Ebenso werden schnell wachsende Unternehmen ermittelt, die über ein durchschnittlich jährliches Wachstum (gemessen an den Beschäftigten) von mehr als 10 % pro Jahr über einen Zeitraum von 3 Jahren verfügen.
Zukünftig wird auch eine regionale Darstellung möglich sein.
Daten bis zum Berichtsjahr 2006 wurden auf freiwilliger Basis erstellt. Seit dem Berichtsjahr 2007 ist die Lieferung unternehmensdemografischer Daten verpflichtend.
Die Daten bis einschließlich des Berichtsjahres 2006 liegen nach der Klassifikation der Wirtschaftszweige (WZ), Ausgabe 2003 (WZ 2003) vor, ab dem Berichtsjahr 2006 sind die Daten nach der WZ 2008 aufbereitet.
Ab dem Berichtsjahr 2018 wird eine neue Darstellungseinheit - das Unternehmen nach EU-Definition verwendet.

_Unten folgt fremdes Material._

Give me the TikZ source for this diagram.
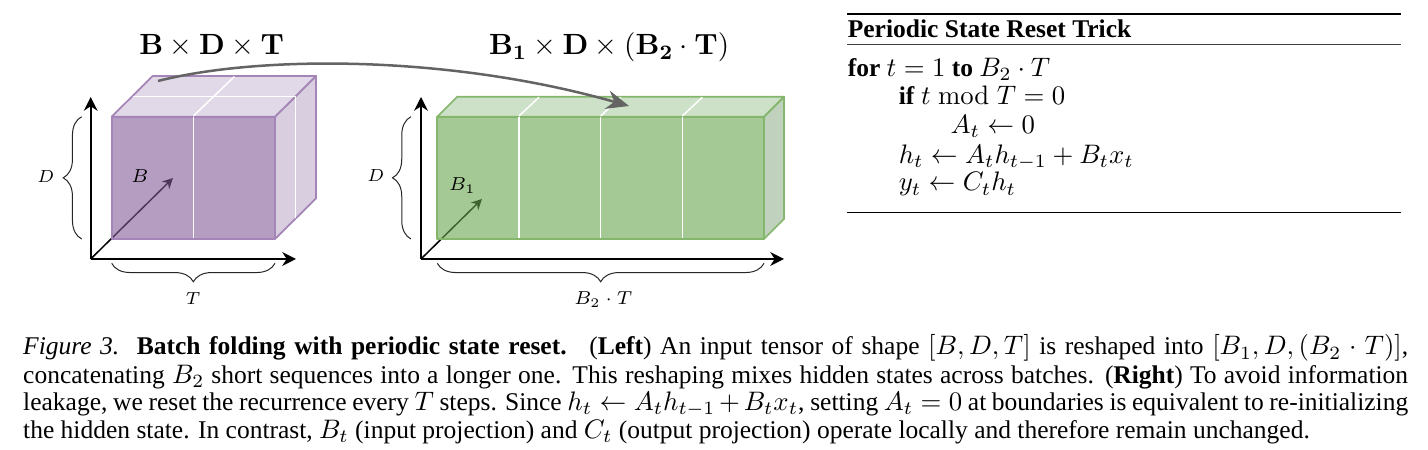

Somit sind die Daten vor dem Berichtsjahr 2018 nicht mit denen ab Berichtsjahr 2018 vergleichbar. Unternehmensdemografische Daten auf europäischer Ebene können in der Eurostat-Datenbank abgerufen werden.
Weitere Informationen zur Methodik finden Sie in Aufsätzen aus unserem Wissenschaftsmagazin "Wirtschaft und Statistik" WISTA in Ausgabe 6/2013 "Unternehmensdemografie: methodischer Ansatz und Ergebnisse 2005 bis 2010" und in Ausgabe 2/2021 "Aktuelle Entwicklungen in der Unternehmensdemografie".
Die detaillierten Konzepte sind auch im von Eurostat und der OECD gemeinsam entwickelten Manual on Business Demography Statistics beschrieben.